The bulk of this post’s work is done. To close, and with flowers soon to bloom again here in long-icy New York, I will quote from the flowery parts of Perdita’s great flower-laden speech (Act IV, scene iv). In the lore that she and Shakespeare displays we may be reminded both of how far our times are from his or theirs, and of the pleasures that may be found in bathing of an evening, in those times, its language, and its more decentralized, less didactic approach to theater and life. (Meagher writes that in Shakespeare’s time the mentality that created the great London financial markets “was new; and before it came to be, the dominant image that preceded it, the image that tended especially to express that earlier sense of how life works, was the fair, which Meagher describes as “quintessentially various, decentralized, nonrationalized, and disunified”.)

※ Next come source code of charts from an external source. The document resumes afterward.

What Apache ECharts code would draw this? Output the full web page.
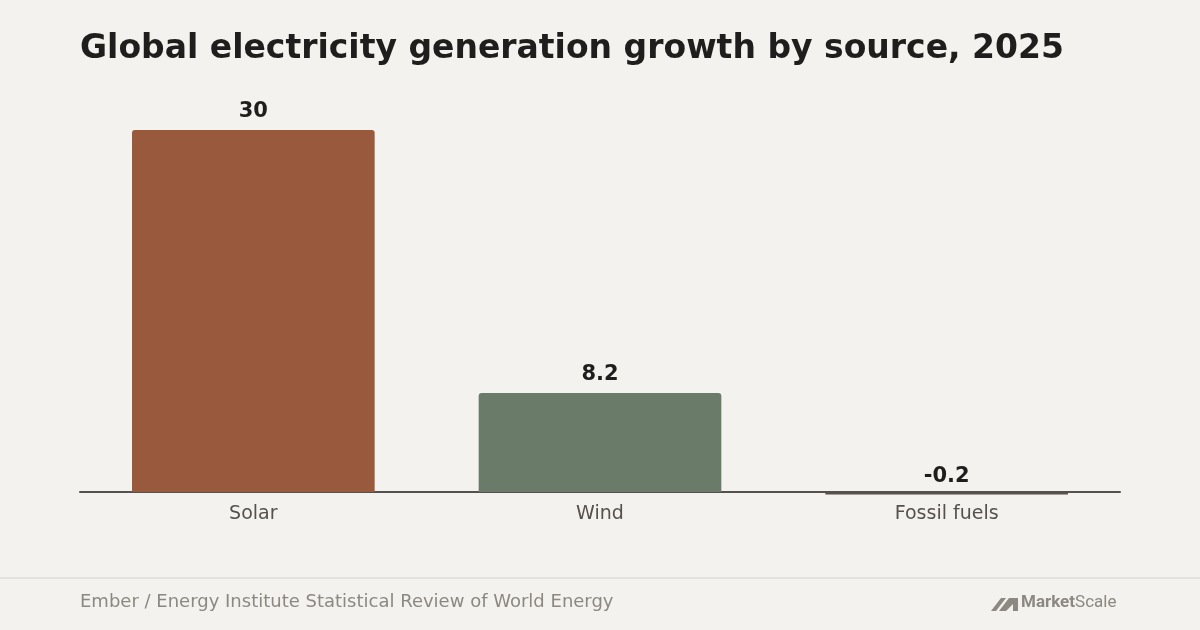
<!DOCTYPE html>
<html><head><meta charset="utf-8">
<script src="https://cdn.jsdelivr.net/npm/echarts@6/dist/echarts.min.js"></script>
<style>html,body{margin:0;background:#f4f2ee}#c{width:1200px;height:630px}</style>
</head><body><div id="c"></div>
<script>
const categories = ['Solar', 'Wind', 'Fossil fuels'];
const values = [30, 8.2, -0.2];
const colors = ['#99593c', '#6b7b6a', '#55514c'];
const F = 'DejaVu Sans';
const chart = echarts.init(document.getElementById('c'));
chart.setOption({
  backgroundColor: '#f4f2ee',
  animation: false,
  title: { text: 'Global electricity generation growth by source, 2025', left: 80, top: 33, padding: 0,
    textStyle: { fontFamily: F, fontSize: 33, fontWeight: 'bold', color: '#1f1e1c' } },
  grid: { left: 80, right: 80, top: 130, bottom: 135.6 },
  xAxis: { type: 'category', data: categories,
    axisLine: { onZero: true, lineStyle: { color: '#55514c', width: 2 } },
    axisTick: { show: false },
    axisLabel: { fontFamily: F, fontSize: 19, color: '#55514c', margin: 10 } },
  yAxis: { type: 'value', min: -0.2, max: 30, show: false, splitLine: { show: false } },
  series: [{ type: 'bar', barWidth: '70%',
    data: values.map((v, i) => ({ value: v, itemStyle: { color: colors[i], borderRadius: v > 0 ? [3,3,0,0] : 0 },
      label: v < 0 ? { distance: 5 } : undefined })),
    label: { show: true, position: 'top', distance: 8, fontFamily: F, fontSize: 21, fontWeight: 'bold', color: '#1f1e1c' } }],
  graphic: [
    { type: 'rect', shape: { x: 0, y: 577, width: 1200, height: 2 }, style: { fill: '#e6e3de' } },
    { type: 'text', left: 80, top: 593, style: { text: 'Ember / Energy Institute Statistical Review of World Energy', font: '18px "DejaVu Sans"', fill: '#8c8882' } },
    { type: 'polygon', shape: { points: [[991,611],[1001,598],[1006,598],[996,611]] }, style: { fill: '#8c8882' } },
    { type: 'polygon', shape: { points: [[999,611],[1009,598],[1018,598],[1018,611],[1013,611],[1013,604],[1006,611]] }, style: { fill: '#8c8882' } },
    { type: 'text', left: 1021, top: 594, style: { text: '{a|Market}{b|Scale}', rich: {
      a: { font: 'bold 17px Roboto', fill: '#8c8882', color: '#8c8882' },
      b: { font: '17px Roboto', fill: '#8c8882', color: '#8c8882' } } } }
  ]
});
</script></body></html>
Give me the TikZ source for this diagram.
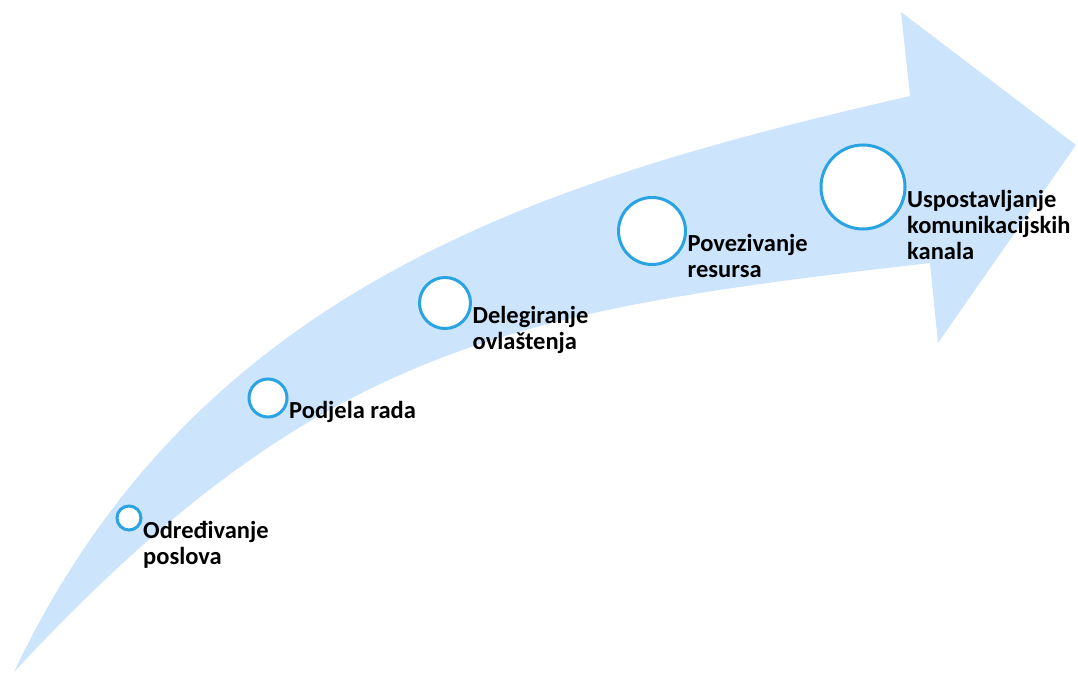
\documentclass[tikz,border=0pt]{standalone}
\usepackage{fontspec}
\setmainfont{Carlito}
\usepackage{tikz}
\usetikzlibrary{shapes}

\definecolor{bandblue}{RGB}{204,228,252}
\definecolor{ringblue}{RGB}{41,163,225}

\tikzset{
  stage/.style={draw=ringblue,circle,line width=3bp,fill=white,inner sep=0pt},
  stagetext/.style={anchor=north west,align=left,inner xsep=0.5bp,inner ysep=0pt,yshift=-3bp,
    font=\fontsize{24.5bp}{26bp}\selectfont\bfseries}
}

\begin{document}
\begin{tikzpicture}
    \useasboundingbox (0bp,0bp) rectangle (1078bp,-674bp);
    % curved band with arrow head
    \fill[bandblue] (14bp,-672bp) .. controls (198bp,-283bp) and (549bp,-179bp) .. (910bp,-96bp)
        -- (901bp,-12bp) -- (1076bp,-145bp) -- (938bp,-343bp) -- (930bp,-263bp)
        .. controls (513bp,-311bp) and (320bp,-343bp) .. cycle;
    \node (C1) at (129bp,-518bp)[stage,minimum size=24bp] {};
    \node (C2) at (268bp,-398bp)[stage,minimum size=38bp] {};
    \node (C3) at (445bp,-303bp)[stage,minimum size=51bp] {};
    \node (C4) at (652bp,-231bp)[stage,minimum size=67bp] {};
    \node (C5) at (863bp,-187bp)[stage,minimum size=84bp] {};
    \node (T1) at (C1.east)[stagetext] {Određivanje\\poslova};
    \node (T2) at (C2.east)[stagetext] {Podjela rada};
    \node (T3) at (C3.east)[stagetext] {Delegiranje\\ovlaštenja};
    \node (T4) at (C4.east)[stagetext] {Povezivanje\\resursa};
    \node (T5) at (C5.east)[stagetext] {Uspostavljanje\\komunikacijskih\\kanala};
\end{tikzpicture}
\end{document}
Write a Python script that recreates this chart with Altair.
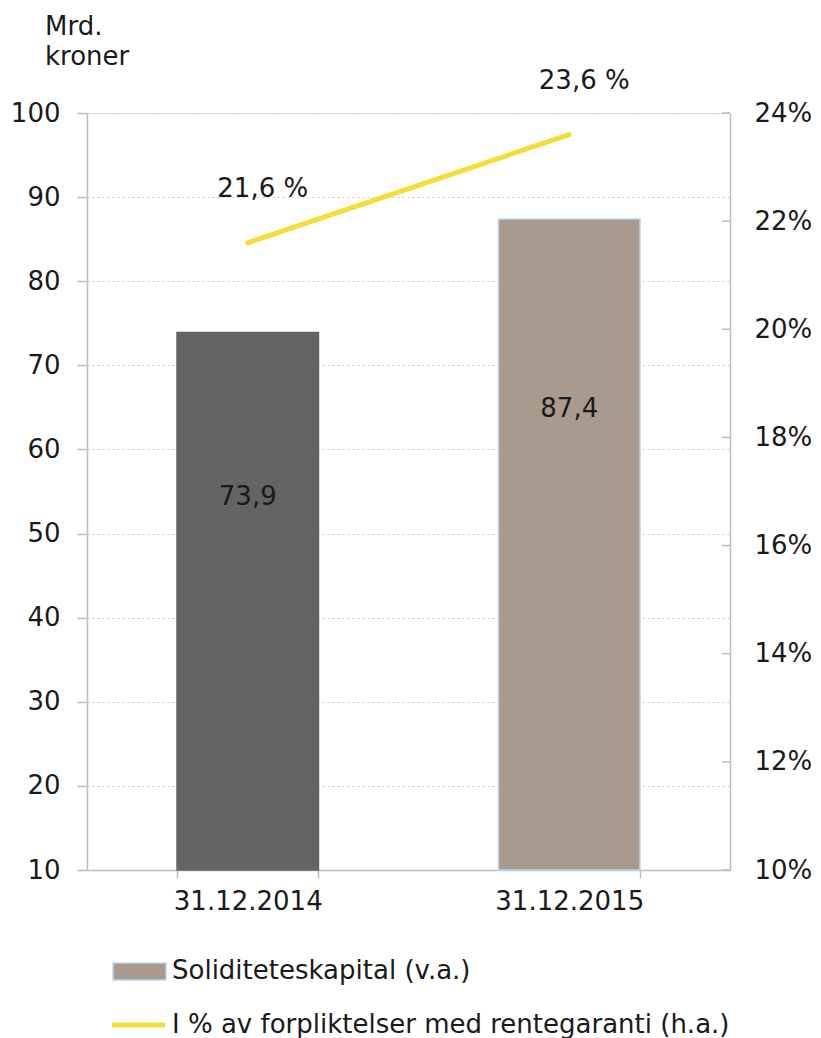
import altair as alt
import pandas as pd

# ---- data ----
dates = ["31.12.2014", "31.12.2015"]
kapital = [73.9, 87.4]
kapital_labels = ["73,9", "87,4"]
kapital_label_pos = [54.3, 64.8]
andel = [0.216, 0.236]
andel_labels = ["21,6 %", "23,6 %"]
bar_colors = ["#646464", "#a89b8e"]
bar_strokes = ["#646464", "#b9d5ee"]
left_ticks = [10, 20, 30, 40, 50, 60, 70, 80, 90, 100]
right_ticks = [0.10, 0.12, 0.14, 0.16, 0.18, 0.20, 0.22, 0.24]
legend_labels = ["Soliditeteskapital (v.a.)",
                 "I % av forpliktelser med rentegaranti (h.a.)"]
unit_title = ["Mrd.", "kroner"]

W, H = 643, 757
FONT = "DejaVu Sans"
FS = 26
TXT = "#1a1a1a"
AXC = "#bdbdbd"
YEL = "#f7dc3a"

df = pd.DataFrame({
    "dato": dates, "kapital": kapital, "klabel": kapital_labels,
    "kpos": kapital_label_pos, "andel": andel, "alabel": andel_labels,
})

x_axis = alt.Axis(title=None, labelAngle=0, tickBand="extent",
                  domainColor=AXC, tickColor=AXC, tickSize=8, tickWidth=1.5,
                  domainWidth=1.5,
                  labelPadding=10, labelFontSize=FS, labelColor=TXT,
                  labelFont=FONT, grid=False)
x_scale = alt.Scale(paddingInner=0.56, paddingOuter=0.28)
yl_axis = alt.Axis(title=None, values=left_ticks, grid=True,
                   gridColor="#c8c8c8", gridDash=[2, 3], gridWidth=1.2,
                   domainColor=AXC, tickColor=AXC, tickSize=10, tickWidth=1.5,
                   domainWidth=1.5,
                   labelPadding=17, labelFontSize=FS, labelColor=TXT,
                   labelFont=FONT)
yr_axis = alt.Axis(orient="right", title=None, values=right_ticks, format=".0%",
                   grid=False, ticks=False, domainColor=AXC, domainWidth=1.5,
                   labelPadding=24, labelFontSize=FS, labelColor=TXT, labelFont=FONT)
yl_scale = alt.Scale(domain=[10, 100], nice=False, zero=False)
yr_scale = alt.Scale(domain=[0.10, 0.24], nice=False, zero=False)


def X():
    return alt.X("dato:N", sort=dates, scale=x_scale, axis=x_axis)


bars = alt.Chart(df).mark_bar(strokeWidth=1.5).encode(
    x=X(),
    y=alt.Y("kapital:Q", scale=yl_scale, axis=yl_axis),
    y2=alt.datum(10),
    fill=alt.Color("dato:N", scale=alt.Scale(domain=dates, range=bar_colors), legend=None),
    stroke=alt.Stroke("dato:N", scale=alt.Scale(domain=dates, range=bar_strokes), legend=None),
)

bar_text = alt.Chart(df).mark_text(font=FONT, fontSize=FS, color=TXT, baseline="middle").encode(
    x=X(), y=alt.Y("kpos:Q", scale=yl_scale, axis=yl_axis), text="klabel:N"
)

left = alt.layer(bars, bar_text)

line = alt.Chart(df).mark_line(color=YEL, strokeWidth=5, strokeCap="round").encode(
    x=X(),
    y=alt.Y("andel:Q", scale=yr_scale, axis=yr_axis),
)

line_text = alt.Chart(df).mark_text(font=FONT, fontSize=FS, color=TXT, baseline="middle",
                                     dx=15, dy=-54).encode(
    x=X(), y=alt.Y("andel:Q", scale=yr_scale, axis=yr_axis), text="alabel:N"
)

rt = pd.DataFrame({"andel": right_ticks})
rticks = alt.Chart(rt).mark_rule(color=AXC, strokeWidth=1.5).encode(
    x=alt.value(W - 8), x2=alt.value(W), y=alt.Y("andel:Q", scale=yr_scale, axis=yr_axis)
)

right = alt.layer(line, line_text, rticks)

# unit title
tdf = pd.DataFrame({"t": unit_title, "yy": [-86, -56]})
title = alt.Chart(tdf).mark_text(font=FONT, fontSize=FS, color=TXT, align="left",
                                 baseline="middle").encode(
    x=alt.value(-42), y=alt.Y("yy:Q", scale=None, axis=None), text="t:N"
)

# custom legend
leg1 = pd.DataFrame({"t": [legend_labels[0]]})
leg2 = pd.DataFrame({"t": [legend_labels[1]]})
sw1 = alt.Chart(leg1).mark_rect(fill=bar_colors[1], stroke=bar_strokes[1], strokeWidth=1.5).encode(
    x=alt.value(26), x2=alt.value(79), y=alt.value(850), y2=alt.value(867)
)
lt1 = alt.Chart(leg1).mark_text(font=FONT, fontSize=FS, color=TXT, align="left",
                                baseline="middle").encode(
    x=alt.value(85), y=alt.value(858), text="t:N"
)
sw2 = alt.Chart(leg2).mark_rule(color=YEL, strokeWidth=5).encode(
    x=alt.value(25), x2=alt.value(78), y=alt.value(912)
)
lt2 = alt.Chart(leg2).mark_text(font=FONT, fontSize=FS, color=TXT, align="left",
                                baseline="middle").encode(
    x=alt.value(85), y=alt.value(912), text="t:N"
)

chart = alt.layer(left, right, title, sw1, lt1, sw2, lt2).resolve_scale(
    y="independent", fill="independent", stroke="independent"
).properties(
    width=W, height=H,
    autosize=alt.AutoSizeParams(type="none"),
    padding={"left": 79, "top": 105, "right": 83, "bottom": 168},
).configure_view(stroke=None).configure(font=FONT)

chart.save("out.html", embed_options={"renderer": "svg", "actions": False})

To the play at last! Perdita, the child King Leontes ordered abandoned, has been raised by an old shepherd, and now, at an autumn sheep-shearing feast, she is meeting for the first time another king (Polixenes) and his right-hand man Camillo. As they are disguised, she perceives and treats them only as “reverend sirs.” Taking up some flowers, she, herself the loveliest flower in Shakespeare’s garden, says:
For you there’s rosemary and rue; these keep
Seeming and savour all the winter long:
Grace and remembrance be to you both,
And welcome to our shearing!
. . . the year growing ancient,
Not yet on summer’s death, nor on the birth
Of trembling winter, the fairest
flowers o’ the season
Are our carnations and streak’d gillyvors,
Which some call nature’s bastards: of that kind
Our rustic garden’s barren; and I care not
To get slips of them. . . .
Here’s flowers for you;
Hot lavender, mints, savoury, marjoram;
The marigold, that goes to bed wi’ the sun
And with him rises weeping: these are flowers
Of middle summer, and I think they are given
To men of middle age. . . .
I would I had some flowers o’ the spring that might
Become your time of day; . . .
That come before the swallow dares, and take
The winds of March with beauty; violets dim,
But sweeter than the lids of Juno’s eyes
Or Cytherea’s breath; pale primroses
That die unmarried, ere they can behold
Bright Phoebus in his strength . . .
— Wm. Eaton, Zeteo Executive Editor
Credit & Endnotes
Photo of Perdita (Imani Jade Powers) and Florizel (James Udom) is by Richard Termine, for the Pearl Theatre.
 I am not unaware of the dewy-eyedness of my ideas about ambitious theater and ambitious critics. A nice line from the edition of Langston Hughes’s letters that has been recently published: “If you want to die, be disturbed, maladjusted, neurotic, and psychotic, disappointed, and disjointed, just write plays! Go ahead!” (From a letter to James Baldwin, 1953. Selected Letters of Langston Hughes, edited by Arnold Rampersad, David Roessel, and Christa Fratantoro; Knopf, 2015.)
 I am intrigued that we now struggle even to define the noun “fair” in its sixteenth-century sense. The definition below is from the Collins online English dictionary, which is the one I rely on. Michael Rundell’s excellent, twenty-first century learner’s dictionary (Macmillan) offers a similar collection.
(1) a travelling entertainment with sideshows, rides, etc, esp one that visits places at the same time each year
(2) a gathering of producers of and dealers in a given class of products to facilitate business ⇒ a book fair
(3) an event including amusements and the sale of goods, esp for a charity; bazaar
(4) a regular assembly at a specific place for the sale of goods, esp livestock
I take an Elizabethan fair to have been all these things and more, at once.